La citation à parquet est contestée, l'instruction aussi, on réclame la citation de Fransioli ancien directeur financier, on dénonce un réquisitoire non-signé.
L'avocat de Bargas, agent de Tuzzio lors du transfert vers Genève, parlera « d'apnée juridique, pour des raisons obscures ».
Maître Dupont-Moretti, avocat de Pierre Dubiton, parlera d'un « dossier carencé ».

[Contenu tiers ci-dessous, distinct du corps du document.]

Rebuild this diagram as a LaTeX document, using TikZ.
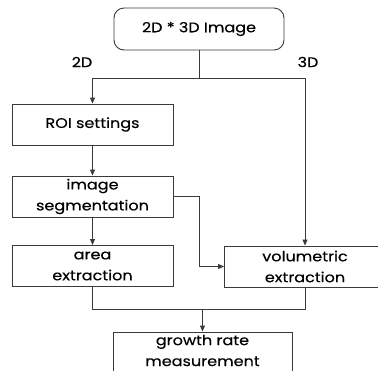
\documentclass[tikz,border=0pt]{standalone}
\usepackage{fontspec}
\setmainfont{Poppins}[FakeStretch=1.15, FakeBold=0.3]
\usetikzlibrary{arrows.meta}
\definecolor{linec}{HTML}{3A3A3A}
\begin{document}
\begin{tikzpicture}[x=1bp, y=-1bp, line width=0.9bp,
  txt/.style={inner sep=0pt, align=center, font=\fontsize{14}{21}\selectfont},
  box/.style={txt, draw=linec, minimum width=161bp, minimum height=41bp},
  lbl/.style={inner sep=0pt, font=\fontsize{14}{16}\selectfont},
  link/.style={draw=linec},
  arr/.style={link, -{Triangle[length=6bp,width=5bp]}}]
\useasboundingbox (0,0) rectangle (378,371);
\clip (0,0) rectangle (378,371);
% boxes
\node[box, rounded corners=10bp, minimum width=170bp, minimum height=42bp] (src) at (199,29) {2D * 3D Image};
\node[box] (roi)  at (92.5,124.5) {ROI settings};
\node[box] (seg)  at (92.5,196.5) {image\\segmentation};
\node[box] (area) at (92.5,266)   {area\\extraction};
\node[box] (vol)  at (305,266.5)  {volumetric\\extraction};
\node[box, minimum width=179bp] (grow) at (202.5,352.5) {};
\node[txt] (growtext) at ([yshift=2bp]grow.center) {growth rate\\measurement};
% branch labels
\node[lbl] (l2d) at (82,62)  {2D};
\node[lbl] (l3d) at (308,62) {3D};
% turning points
\coordinate (split)   at (199,78);
\coordinate (segturn) at (199,196.5);
\coordinate (join)    at (202.5,309);
% connectors
\draw[link] (src.south) -- (split);
\draw[arr] (split) -| (roi.north);
\draw[arr] (split) -| (vol.north);
\draw[arr] (roi) -- (seg);
\draw[arr] (seg) -- (area);
\draw[arr] (seg.east) -- (segturn) |- (vol.west);
\draw[link] (area.south) |- (join);
\draw[link] (vol.south) |- (join);
\draw[arr] (join) -- (grow.north);
\end{tikzpicture}
\end{document}
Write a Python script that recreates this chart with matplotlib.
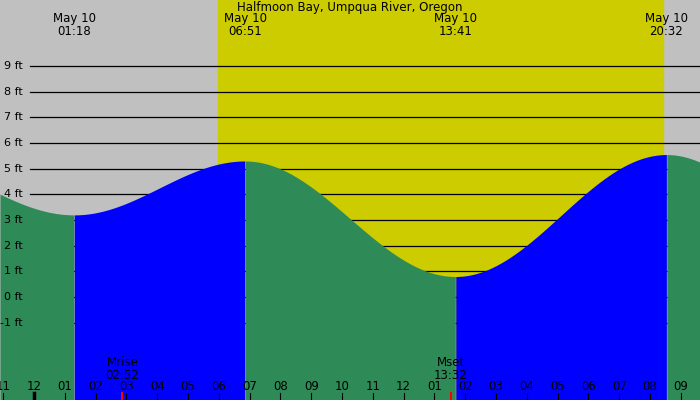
import numpy as np
import matplotlib
matplotlib.use("Agg")
import matplotlib.pyplot as plt

title = "Halfmoon Bay, Umpqua River, Oregon"
# tide extremes (hours since midnight May 10, height ft)
ext_h = [-4.5, 1.30, 6.85, 13.68, 20.53, 27.0]
ext_v = [5.4, 3.2, 5.3, 0.8, 5.55, 1.2]
ext_lbl = ["01:18", "06:51", "13:41", "20:32"]
sunrise, sunset = 5.97, 20.42
moon_names = ["Mrise", "Mset"]
moon_times = [2.87, 13.53]
moon_lbl = ["02:52", "13:32"]
hour_lbls = ["11","12","01","02","03","04","05","06","07","08","09","10","11","12",
             "01","02","03","04","05","06","07","08","09"]
ft_levels = [-1,0,1,2,3,4,5,6,7,8,9]

x0, x1 = -1.104, 21.62
y0, y1 = -4.01, 11.57

fig = plt.figure(figsize=(7,4), dpi=100)
ax = fig.add_axes([0,0,1,1])
ax.set_xlim(x0, x1); ax.set_ylim(y0, y1); ax.axis("off")
ax.axvspan(x0, x1, color="#c0c0c0", zorder=0)
ax.axvspan(sunrise, sunset, color="#cccc00", zorder=0)

for f in ft_levels:
    ax.plot([-0.13, x1], [f, f], color="black", lw=0.9, zorder=1)
    ax.text(-0.36, f, f"{f} ft", ha="right", va="center", fontsize=8, zorder=5)

h = np.linspace(x0, x1, 1500)
v = np.zeros_like(h)
for i in range(len(ext_h)-1):
    m = (h >= ext_h[i]) & (h <= ext_h[i+1])
    t = (h[m]-ext_h[i])/(ext_h[i+1]-ext_h[i])
    v[m] = ext_v[i] + (ext_v[i+1]-ext_v[i])*(1-np.cos(np.pi*t))/2
for i in range(len(ext_h)-1):
    m = (h >= ext_h[i]) & (h <= ext_h[i+1])
    col = "#0000ff" if ext_v[i+1] > ext_v[i] else "#2e8b57"
    ax.fill_between(h[m], y0, v[m], color=col, lw=0, zorder=2)

for hh, lb in zip(ext_h[1:5], ext_lbl):
    ax.text(hh, 10.6, f"May 10\n{lb}", ha="center", va="center", fontsize=8.5, linespacing=0.95, zorder=5)
ax.text(0.5, 0.98, title, transform=ax.transAxes, ha="center", va="center", fontsize=8.5, zorder=5)

for nm, mt, lb in zip(moon_names, moon_times, moon_lbl):
    ax.text(mt, -2.8, f"{nm}\n{lb}", ha="center", va="center", fontsize=8.5, linespacing=0.95, zorder=5)
    ax.plot([mt, mt], [y0, -3.75], color="red", lw=1.5, zorder=6)

for i, lb in enumerate(hour_lbls):
    hx = i - 1
    ax.text(hx, -3.47, lb, ha="center", va="center", fontsize=8.5, zorder=5)
    ax.plot([hx, hx], [y0, -3.75], color="black", lw=2.5 if lb == "12" and i == 1 else 0.8, zorder=6)

fig.savefig("out.png", dpi=100)
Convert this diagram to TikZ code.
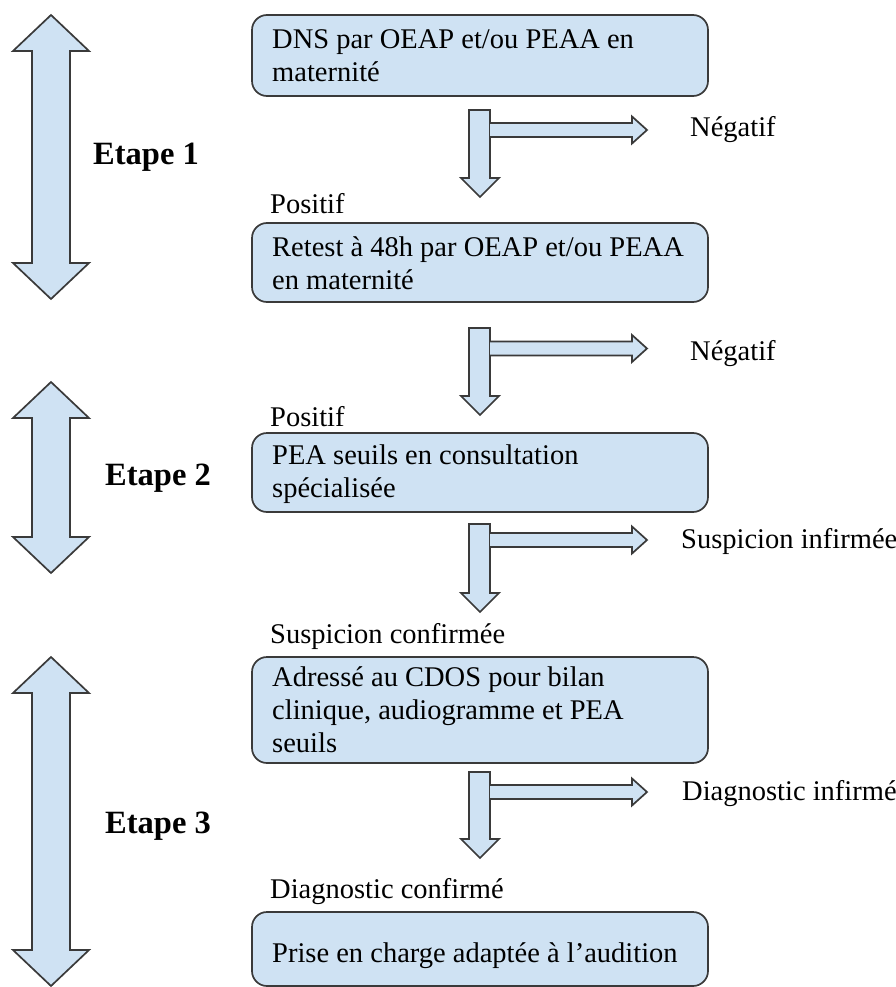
\documentclass[tikz,border=0pt]{standalone}
\usepackage{fontspec}
\setmainfont{Liberation Serif}
\definecolor{boxfill}{HTML}{CFE2F3}
\definecolor{boxline}{HTML}{3A3A3A}
\tikzset{
  shapefill/.style={fill=boxfill, draw=boxline, line width=1.7pt, line join=miter},
  stepbox/.style={shapefill, rectangle, rounded corners=15pt, minimum width=456pt, inner sep=0pt},
  boxtext/.style={font=\fontsize{28.5}{33}\selectfont, align=left, inner sep=0pt, anchor=base west},
  lbl/.style={font=\fontsize{28.5}{33}\selectfont, inner sep=0pt, anchor=base west},
  etape/.style={font=\bfseries\fontsize{32.5}{38}\selectfont, inner sep=0pt, anchor=base west},
}
% vertical+horizontal block arrow: #1 top, #2 tip, #3 horizontal centre
\newcommand{\flowarr}[3]{%
  \draw[shapefill] (469,#1) -- (490,#1) -- (490,#2-19) -- (499,#2-19) -- (480,#2)
     -- (461,#2-19) -- (469,#2-19) -- cycle;
  \draw[shapefill] (490,#3-7) -- (632,#3-7) -- (632,#3-13.5) -- (647,#3)
     -- (632,#3+13.5) -- (632,#3+7) -- (490,#3+7);
}
% double block arrow: #1 top tip, #2 bottom tip
\newcommand{\dblarr}[2]{%
  \draw[shapefill] (51,#1) -- (89,#1+36) -- (70,#1+36) -- (70,#2-36) -- (89,#2-36)
     -- (51,#2) -- (13,#2-36) -- (32,#2-36) -- (32,#1+36) -- (13,#1+36) -- cycle;
}
\begin{document}
\begin{tikzpicture}[x=1pt,y=-1pt]
\useasboundingbox (0,0) rectangle (896,987);

% stage arrows
\dblarr{15}{299}
\dblarr{382}{573}
\dblarr{657}{986}
\node[etape] (e1) at (93,165) {Etape 1};
\node[etape] (e2) at (105,485) {Etape 2};
\node[etape] (e3) at (105,833) {Etape 3};

% boxes
\node[stepbox, minimum height=81pt] (b1) at (480,55.5) {};
\node[stepbox, minimum height=79pt] (b2) at (480,262.5) {};
\node[stepbox, minimum height=79pt] (b3) at (480,472.5) {};
\node[stepbox, minimum height=106pt] (b4) at (480,710) {};
\node[stepbox, minimum height=74pt] (b5) at (480,949) {};

% texts (base = baseline of last line)
\node[boxtext] (t1) at (272,82) {DNS par OEAP et/ou PEAA en\\maternité};
\node[boxtext] (t2) at (272,289) {Retest à 48h par OEAP et/ou PEAA\\en maternité};
\node[boxtext] (t3) at (272,497) {PEA seuils en consultation\\spécialisée};
\node[boxtext] (t4) at (272,752) {Adressé au CDOS pour bilan\\clinique, audiogramme et PEA\\seuils};
\node[boxtext] (t5) at (272,962) {Prise en charge adaptée à l’audition};

% flow arrows
\flowarr{110}{197}{130}
\flowarr{328}{415}{348.5}
\flowarr{524}{612}{540}
\flowarr{772}{858}{792}

% labels
\node[lbl] (p1) at (270,213) {Positif};
\node[lbl] (p2) at (270,426) {Positif};
\node[lbl] (p3) at (270,643) {Suspicion confirmée};
\node[lbl] (p4) at (270,898) {Diagnostic confirmé};
\node[lbl] (n1) at (690,137) {Négatif};
\node[lbl] (n2) at (690,360) {Négatif};
\node[lbl] (n3) at (681,548) {Suspicion infirmée};
\node[lbl] (n4) at (682,800) {Diagnostic infirmé};
\end{tikzpicture}
\end{document}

Le Ministère Public a estimé qu'il était « seul juge sur le choix de poursuivre les prévenus. Il a décidé qu'il n'était pas nécessaire d'utiliser un juge d'instruction, ni mettre des mesures restrictives sur la liberté de sprévenus. Si RLD, Tapie et Ceccaldi n'ont pas été cités, c'est que les charges sont insuffisantes à un renvoi en Correctionnelle. On me fait le reproche d'voir eu des doutes. Et bien c'est pour cela que je n'ai pas poursuivi. Prouvez, monsieur Dubiton, que vous avez bien rencontré Marc Cimamonti ! Quand à l'absences de comptes à l'OM, on a les contrats entre les parties. C'est suffisant. »
Les bonnes phrases...
Me Dupont-Moretti, avocat de P. Dubiton
« On n'est pas dans un vol de mobylette, là ! Si dans une affaire comme celle-là on ne saisit pas un juge d'instruction... »
« On juge les comptes de l'OM mais on ne dispose pas des comptes de l'OM... Si on les apporte, ce sera dans une brouette »
« Monsieur le Président, je n'ai pas 4 ans, cessez ces méthodes caporalistes ! »
Le président V. Turbeaux lui répond : « Ecoutez, je ne suis pas Napoléon Bonaparte et vous n'êtes pas Joséphine de Beauharnais ... »
- Quand le Ministère parle, on la boucle, monsieur Dubiton. »
Vincent Turbeaux
P. Dubiton : « Bernard Tapie a profité des largesses qu'offait l'OM pour compenser son bénévolat !
« Un jardin? », réplique le Président.
- Le Pdt : »Vous savez que Gilbert Sau est agent de joueur ? »
Dubiton : « Je l'ai assez payé pour le savoir... »
« Je ne mens jamais. Je préfère mourir que de mentir. » P. Dubiton
« C'est Ceccaldi, comme le stalinien qu'il est, qui a monté le dossier »
- Au sujet de RLD, Dubiton ose la métaphore animalière : « un chat noir c'est un chat noir, c'est pas un lapin qui court dans la nuit ».